I have quoted at length from Hamilton for a number of reasons. First, in order to try to do honor to her research, and to pay my respects to my eighth grade teacher whose chief mentor was Hamilton; for they both helped lay the foundation for my own conversion to the Catholic Faith, whose moral teaching is in sync with this discovery of the Greeks. And secondly, I have made this lengthy quotation to remind us moderns of what we have lost. For we have strayed from this true pathway to freedom. Something old and decrepit, something as ancient as that choice in the Garden of Eden, that succumbing to the Tempter’s Siren song of false freedom, was reborn in the West on the fringes of the Renaissance, becoming the moving force behind Luther’s rebellion, and was dogmatized during the Enlightenment: that human liberty is defined by “freedom” from constraint, from self-restraint, from any self-denial and from all authority.
To turn again to the Greeks, Aristotle said that the truly free and happy man is the virtuous man; and if we know anything of virtue – the learning of the habitual practice, a practice that transforms us, of prudence, justice, temperance and fortitude – we know that this involves serious self-restraint. And the humane fruit of this is real freedom, both individual and social. Such a virtuous life grants the human being an inner freedom that the practice of arrogant self-will only denies him; it shapes and forms one into a man or woman then capable of living peacefully in a society marked by such virtue.
How far we have come! But such a view of human life, uncovered by the Greeks, is tenacious because it is natural; and so it has taken a long time to more or less eradicate it. It was still alive in 19th century America, when many a scholar and educator commented on it. A good illustration of its one-time prominence is the story of the young mother who brought her small son to visit Robert E. Lee after the war was over and asked him for advice for raising her son to be a good man, and Lee responded, “Teach him to deny himself.” Such harsh words to the contemporary ear!
Another example. Just the other evening I traveled to Asheville to speak to a group of Catholic teenagers on this very topic. During the question-and-answer time, one of the youths asked me how they could, as Catholics, show their non-Catholic friends that something like the Ten Commandments were not really constraints on their lives, and I responded by saying that we indeed cannot to do so, for they are constraints, not only upon our exterior behavior, but also upon our interior, thought life, constraints we need if we are going to be free.
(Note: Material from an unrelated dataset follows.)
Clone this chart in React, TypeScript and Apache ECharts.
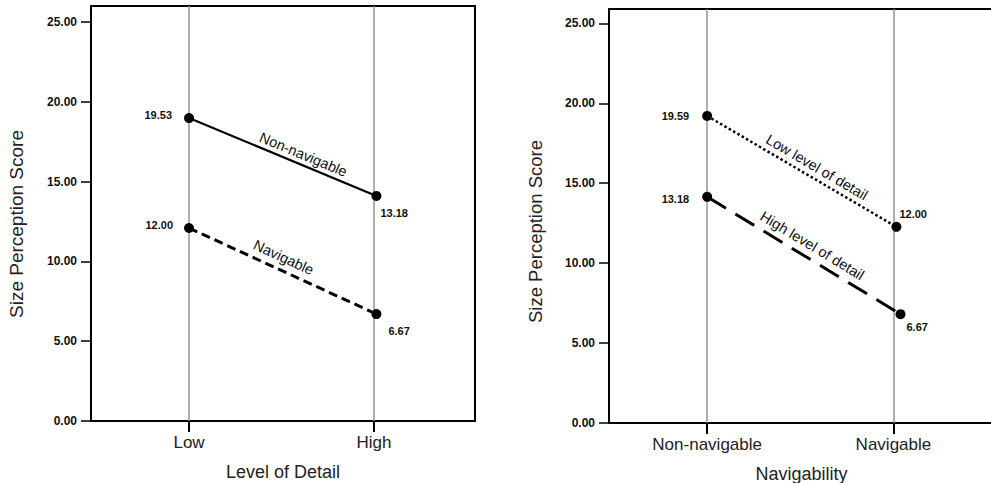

Those who bow down and worship created things, ignore their obligations to their Creator, who speak vainly and stupidly of divine and elevated things, who show no respect to their forebears (and to all that history too could teach them), who lie and steal and commit infidelity to those to whom they’ve sworn to be faithful, who hanker after the possessions and accomplishments of others, etc., are, quite simply, slaves – pathetic, indentured servants of their own impulses and urges and of a culture that has come to enshrine such deviance as the way to freedom.
In late modernity, our world has suffered the reincarnation of the ancient despots, so willful in their exertion of themselves, tyrants such as Hitler and Stalin, who made no bones about the primacy of their own willfulness. Even with such warnings, we have still turned to the model of “freedom” described by Hamilton as that which marked the ancient Orient: the limitless, whimsical, eccentric and extreme, now exaggerated all the more by modern ideas of radical individualism and a conception of “democracy” at which the Greeks, not to mention our nation’s founders, would only sadly shake their heads; for now nearly everyone – and not just the ruling despots – can get into the game of self-promotion at the expense of others. Self-constraint has been exchanged for litigation and the power of the police for the maintenance of some kind of order, so that when the pursuit of our “limitless” freedom of self-will breaks the boundaries of the rights of others, there is an exterior strength there to slap people back in line. And, as the game progresses – and many really do see this nightmare as “progress” – strange “rights” of individual indulgence multiply, and atomic individuals find themselves colliding against each other all the more often and forcefully.
The beauty of the Greek discovery, expounded upon by the Church in the even more beautiful light of the Gospel, is that the virtuous life – entailing as it does self-restraint – is completely in line with human nature. The unwritten laws of the Greeks, the breaking of which brought such shame, are actually written in every human heart and mind and divinely revealed on Moses’ stone tablets and perfectly illustrated in the life of Christ, who, as today’s second reading reminds us, our Savior Himself, the divine Son of God, experienced the constraints of human life, “Son though he was, he learned obedience from what he suffered.” In the mystery of the Incarnation, we discover the discovery of the Greeks once again: this time, though, lived fully, not only for our needed edification, but also for our redemption: the Son of God, we know from our Faith, “who though he was in the form of God, did not count equality with God a thing to be grasped, but emptied himself, taking the form of a servant, being born in the likeness of men. And being found in human form he humbled himself and became obedient unto death, even death on a cross” (Philippians 2:6-8). The fruit of His self-denial is the liberty promised by the Gospel to all those who follow Him: “If any man would come after me, let him deny himself and take up his cross and follow me” (Matthew 16:24).